## AIM OF THE TASK
In the entries below, find the line containing "Write a web page that recreates this chart with Apache" and the line containing "['#92D050', '#FFFF00', '#FF0000', '#00B0F0', '#FFC000']". Copy those two lines and everything between them exactly, without the pictures.

## BEGIN INFORMATION GIVEN

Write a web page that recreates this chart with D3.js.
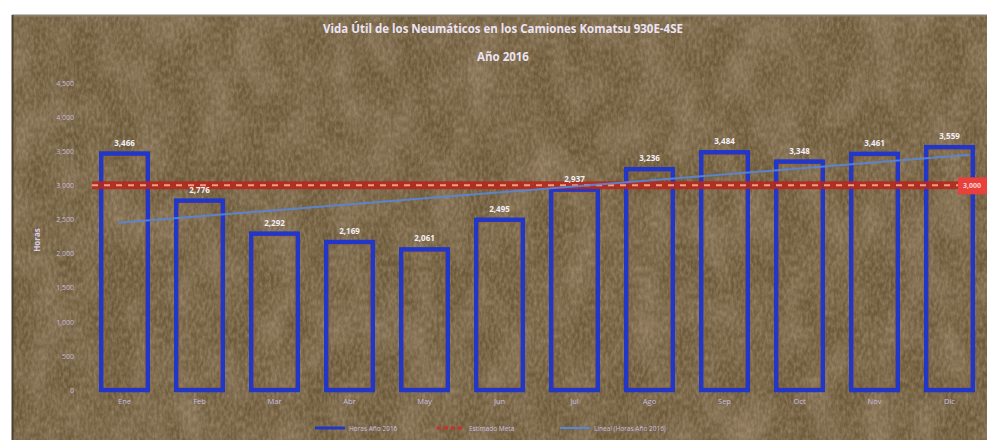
<!DOCTYPE html>
<html><head><meta charset="utf-8">
<script src="https://cdn.jsdelivr.net/npm/d3@7/dist/d3.min.js"></script>
<style>html,body{margin:0;padding:0;background:#fff;}svg{display:block;}</style>
</head><body>
<svg id="chart" width="987" height="440"></svg>
<script>
const titleLines = ["Vida Útil de los Neumáticos en los Camiones Komatsu 930E-4SE", "Año 2016"];
const months = ["Ene","Feb","Mar","Abr","May","Jun","Jul","Ago","Sep","Oct","Nov","Dic"];
const horas2016 = [3466, 2776, 2292, 2169, 2061, 2495, 2937, 3236, 3484, 3348, 3461, 3559];
const metaValue = 3000;
const yTicks = [0, 500, 1000, 1500, 2000, 2500, 3000, 3500, 4000, 4500];
const legendLabels = ["Horas Año 2016", "Estimado Meta", "Lineal (Horas Año 2016)"];
const yTitle = "Horas";

const svg = d3.select("#chart");
const W = 987, H = 440;
const defs = svg.append("defs");
const f = defs.append("filter").attr("id","tex").attr("x",0).attr("y",0).attr("width","100%").attr("height","100%");
f.append("feTurbulence").attr("type","fractalNoise").attr("baseFrequency","0.35 0.18").attr("numOctaves",2).attr("seed",7).attr("result","n");
f.append("feColorMatrix").attr("in","n").attr("type","matrix")
  .attr("values","0 0 0 0 0.55  0 0 0 0 0.46  0 0 0 0 0.30  0 0 0 1.2 -0.35");
const f2 = defs.append("filter").attr("id","tex2").attr("x",0).attr("y",0).attr("width","100%").attr("height","100%");
f2.append("feTurbulence").attr("type","fractalNoise").attr("baseFrequency","0.03 0.02").attr("numOctaves",2).attr("seed",3).attr("result","n");
f2.append("feColorMatrix").attr("in","n").attr("type","matrix")
  .attr("values","0 0 0 0 0.42  0 0 0 0 0.30  0 0 0 0 0.20  0 0 0 1.4 -0.5");

// background
svg.append("rect").attr("x",0).attr("y",0).attr("width",W).attr("height",H).attr("fill","#fff");
svg.append("rect").attr("x",12).attr("y",15).attr("width",W-12).attr("height",H-15).attr("fill","#6d5a3b");
svg.append("rect").attr("x",12).attr("y",15).attr("width",W-12).attr("height",H-15).attr("filter","url(#tex2)").attr("opacity",0.6);
svg.append("rect").attr("x",12).attr("y",15).attr("width",W-12).attr("height",H-15).attr("filter","url(#tex)").attr("opacity",0.55);
svg.append("line").attr("x1",12).attr("x2",W).attr("y1",15.5).attr("y2",15.5).attr("stroke","#8a8070").attr("stroke-width",2);
svg.append("line").attr("x1",12.5).attr("x2",12.5).attr("y1",15).attr("y2",H).attr("stroke","#4a4030").attr("stroke-width",2);

const x = d3.scaleBand().domain(months).range([87, 987]).paddingInner(0.38).paddingOuter(0.19);
const y = d3.scaleLinear().domain([0, 4500]).range([390, 83]);

// title
svg.append("g").selectAll("text").data(titleLines).join("text")
  .attr("x", 503).attr("y", (d,i)=> 33 + i*28)
  .attr("text-anchor","middle").attr("font-family","Open Sans, sans-serif").attr("font-weight","bold")
  .attr("font-size", 11.5).attr("fill","#ece4f4").text(d=>d);

// y axis labels
const yAxis = d3.axisLeft(y).tickValues(yTicks).tickFormat(d3.format(",")).tickSize(0).tickPadding(0);
const ya = svg.append("g").attr("transform","translate(74,0)").call(yAxis);
ya.select(".domain").remove();
ya.selectAll("text").attr("font-family","Open Sans, sans-serif").attr("font-size",7).attr("fill","#c9bcdc");
svg.append("text").attr("transform","translate(40,240) rotate(-90)").attr("text-anchor","middle")
  .attr("font-family","Open Sans, sans-serif").attr("font-size",8).attr("font-weight","bold").attr("fill","#d8cde6").text(yTitle);

// x axis labels
const xAxis = d3.axisBottom(x).tickSize(0).tickPadding(0);
const xa = svg.append("g").attr("transform","translate(0,399)").call(xAxis);
xa.select(".domain").remove();
xa.selectAll("text").attr("font-family","Open Sans, sans-serif").attr("font-size",7.5).attr("fill","#cbbfe0");

// bars (hollow)
const bars = svg.append("g");
bars.selectAll("rect.o").data(horas2016).join("rect").attr("class","o")
  .attr("x",(d,i)=>x(months[i])).attr("y",d=>y(d)).attr("width",x.bandwidth()).attr("height",d=>y(0)-y(d))
  .attr("fill","none").attr("stroke","#2236c8").attr("stroke-width",4.5);
bars.selectAll("rect.i").data(horas2016).join("rect").attr("class","i")
  .attr("x",(d,i)=>x(months[i])+3).attr("y",d=>y(d)+3).attr("width",x.bandwidth()-6).attr("height",d=>y(0)-y(d)-6)
  .attr("fill","none").attr("stroke","#a0602a").attr("stroke-width",1).attr("opacity",0.6);

// meta line
const metaY = y(metaValue);
svg.append("line").attr("x1",92).attr("x2",958).attr("y1",metaY).attr("y2",metaY)
  .attr("stroke","#b8261c").attr("stroke-width",8).attr("opacity",0.85);
svg.append("line").attr("x1",92).attr("x2",958).attr("y1",metaY).attr("y2",metaY)
  .attr("stroke","#f0a080").attr("stroke-width",2).attr("stroke-dasharray","6,6");
svg.append("rect").attr("x",958).attr("y",metaY-8).attr("width",29).attr("height",17).attr("fill","#e8403a");
svg.append("text").attr("x",972).attr("y",metaY+3).attr("text-anchor","middle")
  .attr("font-family","Open Sans, sans-serif").attr("font-size",7).attr("font-weight","bold").attr("fill","#ffd0d0").text(d3.format(",")(metaValue));

// linear trend (least squares of the series)
const n = horas2016.length;
const xs = d3.range(1, n+1);
const mx = d3.mean(xs), my = d3.mean(horas2016);
const slope = d3.sum(xs.map((v,i)=>(v-mx)*(horas2016[i]-my))) / d3.sum(xs.map(v=>(v-mx)*(v-mx)));
const icpt = my - slope*mx;
const cx = i => x(months[i]) + x.bandwidth()/2;
svg.append("line").attr("x1",cx(0)-6).attr("x2",cx(n-1)+20)
  .attr("y1",y(icpt+slope*(1-6/75))).attr("y2",y(icpt+slope*(n+20/75)))
  .attr("stroke","#5a86d8").attr("stroke-width",2).attr("opacity",0.9);

// data labels
svg.append("g").selectAll("text").data(horas2016).join("text")
  .attr("x",(d,i)=>cx(i)).attr("y",d=>y(d)-8)
  .attr("text-anchor","middle").attr("font-family","Open Sans, sans-serif").attr("font-weight","bold")
  .attr("font-size",8).attr("fill","#f4f0f8").text(d=>d3.format(",")(d));

// legend
const lg = svg.append("g").attr("transform","translate(0,428)");
const items = [
  {x:315, w:30, stroke:"#2236c8", sw:3, dash:null, label:legendLabels[0]},
  {x:437, w:28, stroke:"#c8302a", sw:3, dash:"4,3", label:legendLabels[1]},
  {x:560, w:30, stroke:"#5a86d8", sw:2, dash:null, label:legendLabels[2]}
];
items.forEach(it=>{
  lg.append("line").attr("x1",it.x).attr("x2",it.x+it.w).attr("y1",0).attr("y2",0)
    .attr("stroke",it.stroke).attr("stroke-width",it.sw).attr("stroke-dasharray",it.dash);
  lg.append("text").attr("x",it.x+it.w+4).attr("y",2.5).attr("font-family","Open Sans, sans-serif")
    .attr("font-size",6.5).attr("fill","#cbbfe0").text(it.label);
});
</script>
</body></html>
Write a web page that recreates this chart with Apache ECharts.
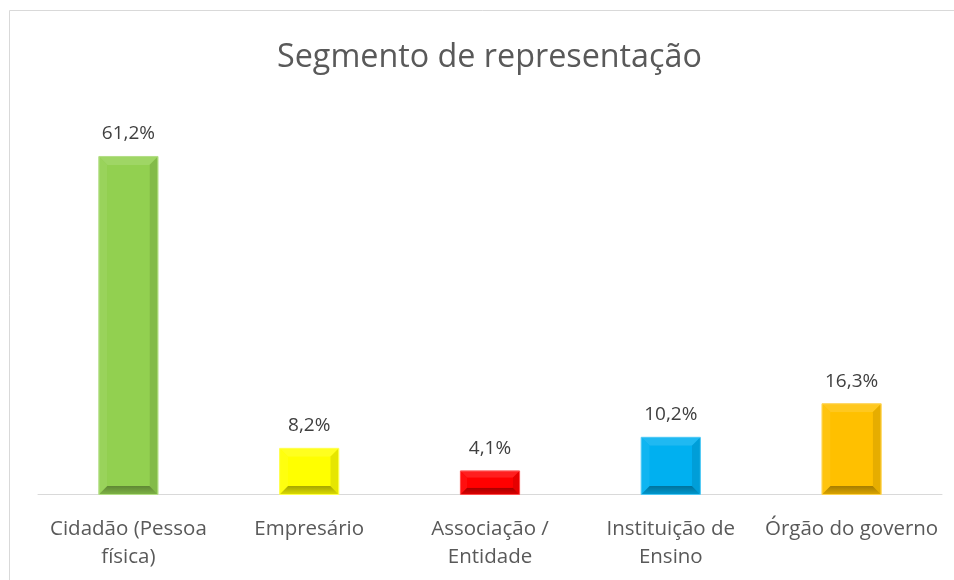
<!DOCTYPE html>
<html>
<head>
<meta charset="utf-8">
<script src="https://cdn.jsdelivr.net/npm/echarts@6/dist/echarts.min.js"></script>
<style>
  html, body { margin: 0; padding: 0; background: #fff; }
  #chart { width: 954px; height: 580px; }
</style>
</head>
<body>
<div id="chart"></div>
<script>
const categories = ['Cidadão (Pessoa\nfísica)', 'Empresário', 'Associação /\nEntidade', 'Instituição de\nEnsino', 'Órgão do governo']
const values = [61.2, 8.2, 4.1, 10.2, 16.3]
const barColors = ['#92D050', '#FFFF00', '#FF0000', '#00B0F0', '#FFC000']

function shade(hex, f) {
  // f > 0 lighten toward white, f < 0 darken toward black
  const n = parseInt(hex.slice(1), 16)
  let r = (n >> 16) & 255, g = (n >> 8) & 255, b = n & 255
  const t = f < 0 ? 0 : 255, p = Math.abs(f)
  r = Math.round(r + (t - r) * p)
  g = Math.round(g + (t - g) * p)
  b = Math.round(b + (t - b) * p)
  return 'rgb(' + r + ',' + g + ',' + b + ')'
}

const chart = echarts.init(document.getElementById('chart'))
const font = '"Open Sans", sans-serif'

const option = {
  animation: false,
  title: {
    text: 'Segmento de representação',
    left: 272,
    top: 37,
    textStyle: { fontFamily: font, fontSize: 32.3, fontWeight: 'normal', color: '#595959' }
  },
  graphic: [{
    type: 'rect',
    shape: { x: 9.5, y: 10.5, width: 960, height: 600 },
    style: { fill: 'none', stroke: '#d9d9d9', lineWidth: 1 },
    silent: true
  }],
  grid: { left: 38, right: 12, top: 108.5, bottom: 86 },
  xAxis: {
    type: 'category',
    data: categories,
    axisLine: { lineStyle: { color: '#d9d9d9', width: 1 } },
    axisTick: { show: false },
    axisLabel: { fontFamily: font, fontSize: 20.5, color: '#595959', margin: 21, lineHeight: 28, interval: 0 }
  },
  yAxis: {
    type: 'value',
    min: 0,
    max: 70,
    show: false,
    splitLine: { show: false }
  },
  series: [{
    type: 'custom',
    data: values.map((v, i) => [i, v]),
    renderItem: function (params, api) {
      const idx = api.value(0)
      const top = api.coord([idx, api.value(1)])
      const base = api.coord([idx, 0])
      const w = api.size([1, 0])[0] * 0.322
      const x = top[0] - w / 2, y = top[1], h = base[1] - top[1]
      const c = barColors[idx]
      const b = Math.min(8, h * 0.28)
      return {
        type: 'group',
        children: [
          { type: 'rect', shape: { x: x, y: y, width: w, height: h }, style: { fill: c, stroke: shade(c, 0.25), lineWidth: 1 } },
          { type: 'polygon', shape: { points: [[x, y], [x + w, y], [x + w - b, y + b], [x + b, y + b]] }, style: { fill: shade(c, 0.12) } },
          { type: 'polygon', shape: { points: [[x, y], [x + b, y + b], [x + b, y + h - b], [x, y + h]] }, style: { fill: shade(c, 0.06) } },
          { type: 'polygon', shape: { points: [[x + w, y], [x + w, y + h], [x + w - b, y + h - b], [x + w - b, y + b]] }, style: { fill: shade(c, -0.1) } },
          {
            type: 'polygon',
            shape: { points: [[x, y + h], [x + b, y + h - b], [x + w - b, y + h - b], [x + w, y + h]] },
            style: {
              fill: new echarts.graphic.LinearGradient(0, 0, 0, 1, [
                { offset: 0, color: shade(c, -0.35) },
                { offset: 1, color: shade(c, -0.15) }
              ])
            }
          },
          { type: 'rect', shape: { x: x + b, y: y + b, width: w - 2 * b, height: h - 2 * b }, style: { fill: c } },
          { type: 'rect', shape: { x: x - 0.5, y: y - 0.5, width: w + 1, height: h + 1 }, style: { fill: 'none', stroke: shade(c, 0.3), lineWidth: 1 } },
          {
            type: 'text',
            style: {
              x: top[0], y: y - 23,
              text: api.value(1).toFixed(1).replace('.', ',') + '%',
              fontFamily: font, fontSize: 19, fill: '#404040',
              align: 'center', verticalAlign: 'middle'
            }
          }
        ]
      }
    }
  }]
}

chart.setOption(option)
window.addEventListener('resize', function () {
  chart.resize()
})
</script>
</body>
</html>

## END INFORMATION GIVEN

## WRITTEN ANSWER
Write a web page that recreates this chart with Apache ECharts.
<!DOCTYPE html>
<html>
<head>
<meta charset="utf-8">
<script src="https://cdn.jsdelivr.net/npm/echarts@6/dist/echarts.min.js"></script>
<style>
  html, body { margin: 0; padding: 0; background: #fff; }
  #chart { width: 954px; height: 580px; }
</style>
</head>
<body>
<div id="chart"></div>
<script>
const categories = ['Cidadão (Pessoa\nfísica)', 'Empresário', 'Associação /\nEntidade', 'Instituição de\nEnsino', 'Órgão do governo']
const values = [61.2, 8.2, 4.1, 10.2, 16.3]
const barColors = ['#92D050', '#FFFF00', '#FF0000', '#00B0F0', '#FFC000']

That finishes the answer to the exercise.